* Given task *
All of the data below must be repeated exactly.

* Supplied data *
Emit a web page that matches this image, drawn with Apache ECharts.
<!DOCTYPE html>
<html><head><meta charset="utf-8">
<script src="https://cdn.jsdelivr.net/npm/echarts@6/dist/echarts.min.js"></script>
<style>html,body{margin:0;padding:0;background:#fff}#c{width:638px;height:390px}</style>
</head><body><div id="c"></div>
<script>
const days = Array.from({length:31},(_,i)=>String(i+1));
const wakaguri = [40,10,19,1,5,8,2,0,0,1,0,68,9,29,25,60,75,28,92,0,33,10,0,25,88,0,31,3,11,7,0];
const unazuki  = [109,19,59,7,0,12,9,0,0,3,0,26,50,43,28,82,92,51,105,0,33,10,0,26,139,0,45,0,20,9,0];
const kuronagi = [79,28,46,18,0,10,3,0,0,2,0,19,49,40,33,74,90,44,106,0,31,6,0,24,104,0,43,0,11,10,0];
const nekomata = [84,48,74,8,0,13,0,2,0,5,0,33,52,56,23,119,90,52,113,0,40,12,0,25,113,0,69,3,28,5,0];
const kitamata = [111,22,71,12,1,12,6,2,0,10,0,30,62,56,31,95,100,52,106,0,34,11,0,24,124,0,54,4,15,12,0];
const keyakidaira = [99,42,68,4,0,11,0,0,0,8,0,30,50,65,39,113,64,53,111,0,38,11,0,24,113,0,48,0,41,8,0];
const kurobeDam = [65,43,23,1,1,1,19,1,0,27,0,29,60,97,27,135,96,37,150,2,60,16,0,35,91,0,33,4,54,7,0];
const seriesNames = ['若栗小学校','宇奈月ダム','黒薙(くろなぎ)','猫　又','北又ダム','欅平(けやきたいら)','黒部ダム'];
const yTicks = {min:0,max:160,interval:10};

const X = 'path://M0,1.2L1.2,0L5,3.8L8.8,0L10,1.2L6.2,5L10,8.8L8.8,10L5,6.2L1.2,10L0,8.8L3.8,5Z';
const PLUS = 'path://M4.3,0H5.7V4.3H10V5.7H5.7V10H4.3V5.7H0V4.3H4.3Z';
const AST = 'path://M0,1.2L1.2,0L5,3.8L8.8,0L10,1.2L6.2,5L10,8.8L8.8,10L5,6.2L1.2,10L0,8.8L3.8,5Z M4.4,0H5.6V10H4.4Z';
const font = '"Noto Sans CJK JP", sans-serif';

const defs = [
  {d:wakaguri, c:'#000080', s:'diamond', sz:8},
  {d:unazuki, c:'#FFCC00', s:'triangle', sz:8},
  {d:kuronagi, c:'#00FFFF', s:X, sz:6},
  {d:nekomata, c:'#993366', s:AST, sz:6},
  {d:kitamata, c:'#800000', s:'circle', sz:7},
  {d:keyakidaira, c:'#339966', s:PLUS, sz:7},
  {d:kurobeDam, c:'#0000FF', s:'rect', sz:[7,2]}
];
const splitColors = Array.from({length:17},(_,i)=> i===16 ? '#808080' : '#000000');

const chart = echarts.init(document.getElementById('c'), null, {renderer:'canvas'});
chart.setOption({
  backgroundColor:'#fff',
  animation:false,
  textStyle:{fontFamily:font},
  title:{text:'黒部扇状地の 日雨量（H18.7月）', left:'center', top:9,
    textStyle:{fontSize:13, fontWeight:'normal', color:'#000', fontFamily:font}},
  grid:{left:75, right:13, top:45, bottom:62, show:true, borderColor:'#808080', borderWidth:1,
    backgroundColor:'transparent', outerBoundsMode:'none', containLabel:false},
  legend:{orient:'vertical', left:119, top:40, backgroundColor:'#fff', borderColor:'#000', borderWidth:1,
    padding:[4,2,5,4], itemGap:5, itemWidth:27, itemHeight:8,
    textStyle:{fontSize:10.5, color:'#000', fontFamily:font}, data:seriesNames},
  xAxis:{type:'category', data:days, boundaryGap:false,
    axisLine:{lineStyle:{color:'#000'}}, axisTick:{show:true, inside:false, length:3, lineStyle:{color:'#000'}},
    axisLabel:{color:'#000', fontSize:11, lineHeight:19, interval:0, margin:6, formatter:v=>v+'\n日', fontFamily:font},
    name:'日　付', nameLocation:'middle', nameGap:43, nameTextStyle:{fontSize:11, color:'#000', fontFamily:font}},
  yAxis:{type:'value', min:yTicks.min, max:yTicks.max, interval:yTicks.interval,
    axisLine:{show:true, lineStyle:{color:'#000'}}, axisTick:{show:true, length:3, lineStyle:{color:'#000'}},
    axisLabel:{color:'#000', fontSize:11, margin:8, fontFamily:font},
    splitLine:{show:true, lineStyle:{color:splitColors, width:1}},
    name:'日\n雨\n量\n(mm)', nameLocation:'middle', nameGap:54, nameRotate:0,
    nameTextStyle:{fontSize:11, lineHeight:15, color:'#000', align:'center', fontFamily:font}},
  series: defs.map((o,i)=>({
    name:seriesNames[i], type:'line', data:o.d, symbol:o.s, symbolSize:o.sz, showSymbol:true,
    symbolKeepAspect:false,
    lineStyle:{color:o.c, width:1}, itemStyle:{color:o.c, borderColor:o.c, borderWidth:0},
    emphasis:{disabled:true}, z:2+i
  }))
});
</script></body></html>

* Written solution *
Emit a web page that matches this image, drawn with Apache ECharts.
<!DOCTYPE html>
<html><head><meta charset="utf-8">
<script src="https://cdn.jsdelivr.net/npm/echarts@6/dist/echarts.min.js"></script>
<style>html,body{margin:0;padding:0;background:#fff}#c{width:638px;height:390px}</style>
</head><body><div id="c"></div>
<script>
const days = Array.from({length:31},(_,i)=>String(i+1));
const wakaguri = [40,10,19,1,5,8,2,0,0,1,0,68,9,29,25,60,75,28,92,0,33,10,0,25,88,0,31,3,11,7,0];
const unazuki  = [109,19,59,7,0,12,9,0,0,3,0,26,50,43,28,82,92,51,105,0,33,10,0,26,139,0,45,0,20,9,0];
const kuronagi = [79,28,46,18,0,10,3,0,0,2,0,19,49,40,33,74,90,44,106,0,31,6,0,24,104,0,43,0,11,10,0];
const nekomata = [84,48,74,8,0,13,0,2,0,5,0,33,52,56,23,119,90,52,113,0,40,12,0,25,113,0,69,3,28,5,0];
const kitamata = [111,22,71,12,1,12,6,2,0,10,0,30,62,56,31,95,100,52,106,0,34,11,0,24,124,0,54,4,15,12,0];
const keyakidaira = [99,42,68,4,0,11,0,0,0,8,0,30,50,65,39,113,64,53,111,0,38,11,0,24,113,0,48,0,41,8,0];
const kurobeDam = [65,43,23,1,1,1,19,1,0,27,0,29,60,97,27,135,96,37,150,2,60,16,0,35,91,0,33,4,54,7,0];
const seriesNames = ['若栗小学校','宇奈月ダム','黒薙(くろなぎ)','猫　又','北又ダム','欅平(けやきたいら)','黒部ダム'];
const yTicks = {min:0,max:160,interval:10};

const X = 'path://M0,1.2L1.2,0L5,3.8L8.8,0L10,1.2L6.2,5L10,8.8L8.8,10L5,6.2L1.2,10L0,8.8L3.8,5Z';
const PLUS = 'path://M4.3,0H5.7V4.3H10V5.7H5.7V10H4.3V5.7H0V4.3H4.3Z';
const AST = 'path://M0,1.2L1.2,0L5,3.8L8.8,0L10,1.2L6.2,5L10,8.8L8.8,10L5,6.2L1.2,10L0,8.8L3.8,5Z M4.4,0H5.6V10H4.4Z';
const font = '"Noto Sans CJK JP", sans-serif';

const defs = [
  {d:wakaguri, c:'#000080', s:'diamond', sz:8},
  {d:unazuki, c:'#FFCC00', s:'triangle', sz:8},
  {d:kuronagi, c:'#00FFFF', s:X, sz:6},
  {d:nekomata, c:'#993366', s:AST, sz:6},
  {d:kitamata, c:'#800000', s:'circle', sz:7},
  {d:keyakidaira, c:'#339966', s:PLUS, sz:7},
  {d:kurobeDam, c:'#0000FF', s:'rect', sz:[7,2]}
];
const splitColors = Array.from({length:17},(_,i)=> i===16 ? '#808080' : '#000000');

const chart = echarts.init(document.getElementById('c'), null, {renderer:'canvas'});
chart.setOption({
  backgroundColor:'#fff',
  animation:false,
  textStyle:{fontFamily:font},
  title:{text:'黒部扇状地の 日雨量（H18.7月）', left:'center', top:9,
    textStyle:{fontSize:13, fontWeight:'normal', color:'#000', fontFamily:font}},
  grid:{left:75, right:13, top:45, bottom:62, show:true, borderColor:'#808080', borderWidth:1,
    backgroundColor:'transparent', outerBoundsMode:'none', containLabel:false},
  legend:{orient:'vertical', left:119, top:40, backgroundColor:'#fff', borderColor:'#000', borderWidth:1,
    padding:[4,2,5,4], itemGap:5, itemWidth:27, itemHeight:8,
    textStyle:{fontSize:10.5, color:'#000', fontFamily:font}, data:seriesNames},
  xAxis:{type:'category', data:days, boundaryGap:false,
    axisLine:{lineStyle:{color:'#000'}}, axisTick:{show:true, inside:false, length:3, lineStyle:{color:'#000'}},
    axisLabel:{color:'#000', fontSize:11, lineHeight:19, interval:0, margin:6, formatter:v=>v+'\n日', fontFamily:font},
    name:'日　付', nameLocation:'middle', nameGap:43, nameTextStyle:{fontSize:11, color:'#000', fontFamily:font}},
  yAxis:{type:'value', min:yTicks.min, max:yTicks.max, interval:yTicks.interval,
    axisLine:{show:true, lineStyle:{color:'#000'}}, axisTick:{show:true, length:3, lineStyle:{color:'#000'}},
    axisLabel:{color:'#000', fontSize:11, margin:8, fontFamily:font},
    splitLine:{show:true, lineStyle:{color:splitColors, width:1}},
    name:'日\n雨\n量\n(mm)', nameLocation:'middle', nameGap:54, nameRotate:0,
    nameTextStyle:{fontSize:11, lineHeight:15, color:'#000', align:'center', fontFamily:font}},
  series: defs.map((o,i)=>({
    name:seriesNames[i], type:'line', data:o.d, symbol:o.s, symbolSize:o.sz, showSymbol:true,
    symbolKeepAspect:false,
    lineStyle:{color:o.c, width:1}, itemStyle:{color:o.c, borderColor:o.c, borderWidth:0},
    emphasis:{disabled:true}, z:2+i
  }))
});
</script></body></html>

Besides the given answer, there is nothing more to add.